CSS is what gives this site most of its visual appearance: fonts, coloring, etc. But a big problem with CSS is that it privileges the site designer's vision of how the site should look, rather than taking any account of how the user would like to see the site.

There are three not very satisfactory ways around that:

  • Persuade the site's designer to make the changes you want. But that may conflict with what other users want (or need if the site designer is balancing browser-specific issues and so may not be able to do what you want without causing problems elsewhere)
  • Persuade the site's designer to supplied alternate style sheets. But that's not supported well by many browsers
  • Create your own user CSS file. Your browser will merge your CSS styles with those of the site, usually giving your styles priority. That way, you can override and modify the site's CSS styles. User CSS is widely supported by modern browsers. But there is a problem. Your user CSS file will be applied to all sites you see, not just the ones your wanted to tweak.

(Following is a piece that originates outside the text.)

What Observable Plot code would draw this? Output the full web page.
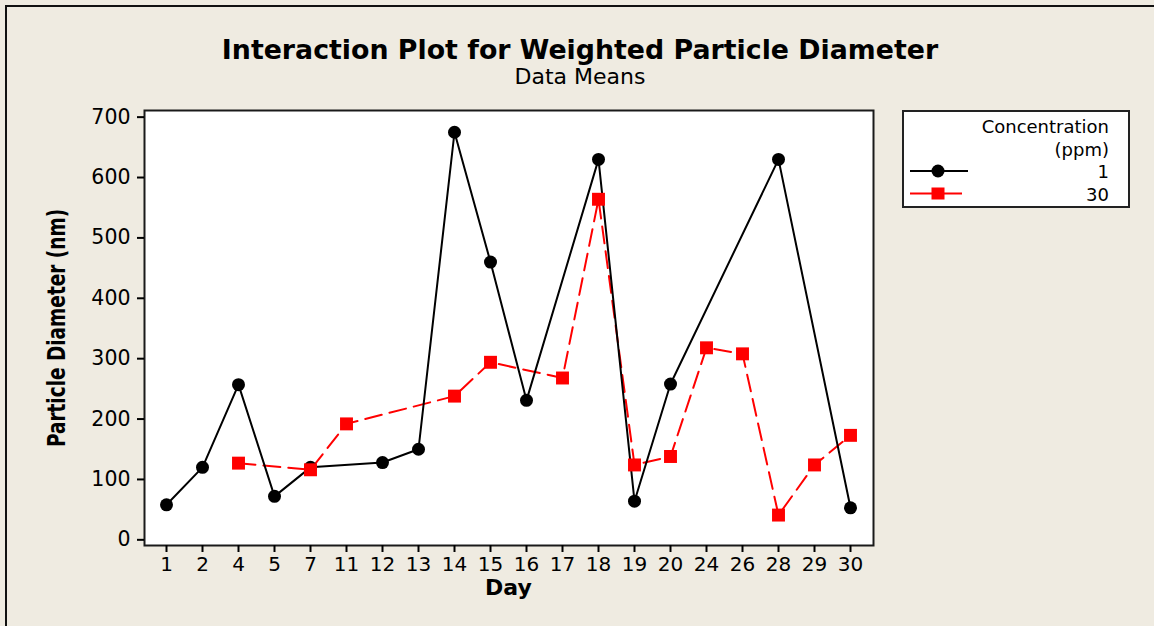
<!DOCTYPE html>
<html><head><meta charset="utf-8">
<script src="https://cdn.jsdelivr.net/npm/d3@7"></script>
<script src="https://cdn.jsdelivr.net/npm/@observablehq/plot@0.6"></script>
<style>
body{margin:0;background:#EFEBE1;font-family:"DejaVu Sans",sans-serif;color:#000;}
#wrap{position:relative;width:1154px;height:626px;overflow:hidden;background:#EFEBE1;}
.bt{position:absolute;left:5px;top:5px;width:1160px;height:2px;background:#111;}
.bl{position:absolute;left:5px;top:5px;width:2px;height:640px;background:#111;}
#chart{position:absolute;left:0;top:0;}
#title{position:absolute;left:0;width:1160px;top:37px;text-align:center;font-weight:bold;font-size:26.8px;line-height:26.8px;white-space:nowrap;}
#subtitle{position:absolute;left:0;width:1160px;top:66px;text-align:center;font-size:22px;line-height:22px;white-space:nowrap;}
#xlabel{position:absolute;left:0;width:1017px;top:577px;text-align:center;font-weight:bold;font-size:22px;line-height:22px;}
#ylabel{position:absolute;left:57px;top:328px;font-weight:bold;font-size:24px;line-height:24px;white-space:nowrap;transform:translate(-50%,-50%) rotate(-90deg) scaleX(0.77);}
#legend{position:absolute;left:902px;top:110px;width:224px;height:94px;border:2px solid #222;background:#fff;font-size:18px;line-height:18px;}
#legend .t{position:absolute;right:19px;white-space:nowrap;}
#legend svg{position:absolute;left:0;top:0;}
</style></head><body>
<div id="wrap">
  <div class="bt"></div><div class="bl"></div>
  <div id="chart"></div>
  <div id="title">Interaction Plot for Weighted Particle Diameter</div>
  <div id="subtitle">Data Means</div>
  <div id="ylabel">Particle Diameter (nm)</div>
  <div id="xlabel">Day</div>
  <div id="legend"></div>
</div>
<script>
const days = ["1","2","4","5","7","11","12","13","14","15","16","17","18","19","20","24","26","28","29","30"];
const conc1 = [58,120,257,72,120,null,128,150,675,460,231,null,630,64,258,null,null,630,null,53];
const conc30 = [null,null,127,null,116,192,null,null,238,294,null,268,564,124,138,318,308,41,124,173];
const yTicks = [0,100,200,300,400,500,600,700];
const seriesNames = ["1","30"];
const legendTitle = ["Concentration","(ppm)"];

const s1 = days.map((d,i)=>({day:d, value:conc1[i]})).filter(d=>d.value!=null);
const s30 = days.map((d,i)=>({day:d, value:conc30[i]})).filter(d=>d.value!=null);

const plot = Plot.plot({
  width:1154, height:626,
  marginLeft:144, marginRight:281, marginTop:110, marginBottom:81,
  style:{background:"transparent", fontFamily:"DejaVu Sans", color:"#000", overflow:"visible"},
  x:{type:"point", domain:days, range:[161.7, 855], padding:0, label:null},
  y:{domain:[-9.4,711], label:null},
  marks:[
    Plot.frame({fill:"white", stroke:"#1a1a1a", strokeWidth:2}),
    Plot.axisY({ticks:yTicks, tickSize:7, tickPadding:7, fontSize:20.5, strokeWidth:2, label:null, tickFormat:d=>String(d)}),
    Plot.axisX({tickSize:7, tickPadding:4, fontSize:20, strokeWidth:2, label:null}),
    Plot.line(s30,{x:"day", y:"value", stroke:"#FF0000", strokeWidth:2, strokeDasharray:"17,8"}),
    Plot.line(s1,{x:"day", y:"value", stroke:"#000", strokeWidth:2}),
    Plot.dot(s1,{x:"day", y:"value", symbol:"circle", r:6.5, fill:"#000", stroke:"none"}),
    Plot.dot(s30,{x:"day", y:"value", symbol:"square", r:7.3, fill:"#FF0000", stroke:"none"})
  ]
});
document.getElementById("chart").appendChild(plot);

const lg = document.getElementById("legend");
lg.innerHTML = `
<div class="t" style="top:6px">${legendTitle[0]}</div>
<div class="t" style="top:29px">${legendTitle[1]}</div>
<div class="t" style="top:51px">${seriesNames[0]}</div>
<div class="t" style="top:74px">${seriesNames[1]}</div>
<svg width="224" height="94">
  <line x1="6" x2="64" y1="59" y2="59" stroke="#000" stroke-width="2"/>
  <circle cx="34" cy="59" r="6.5" fill="#000"/>
  <line x1="6" x2="58" y1="81.5" y2="81.5" stroke="#FF0000" stroke-width="2"/>
  <rect x="27.5" y="75.5" width="13" height="12" fill="#FF0000"/>
</svg>`;
</script>
</body></html>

The Library's CSS feature is intended to overcome all those limitations.

How it works

  • Any Library member can create and publish a set of personal CSS files
  • Any other Library member can then elect to use any published set of personal CSS files
  • If you are using a personal set of CSS files, REBOL.org will add the appropriate CSS files to each webpage

How to use it

The easiest way is to click the List available CSS  link, and select a user's CSS fileset. See if it looks better or worse for you.

The other way, is to add css=user-name to any URL on the site. Assuming user-name has published a set of CSS files, you will immediately be switched to their files.

You'll need to type that as ?css=user-name or &css=user-name depending on whether the URL you are extending has parameters already or not.

Creating your personal CSS files

If you want to give it a go, just click this link for notes on how to proceed. 

Inspiration

This feature was inspired in part by the the CSS Zen Garden  website.
But, unlike CSS Zen Garden, this is more of a live-fire exercise: a set of personal CSS files here will affect the appearance of an entire website, not just a carefully constructed sample page.
Which means you are working with (or against!) legacy HTML that may not always give you the flexibility you want.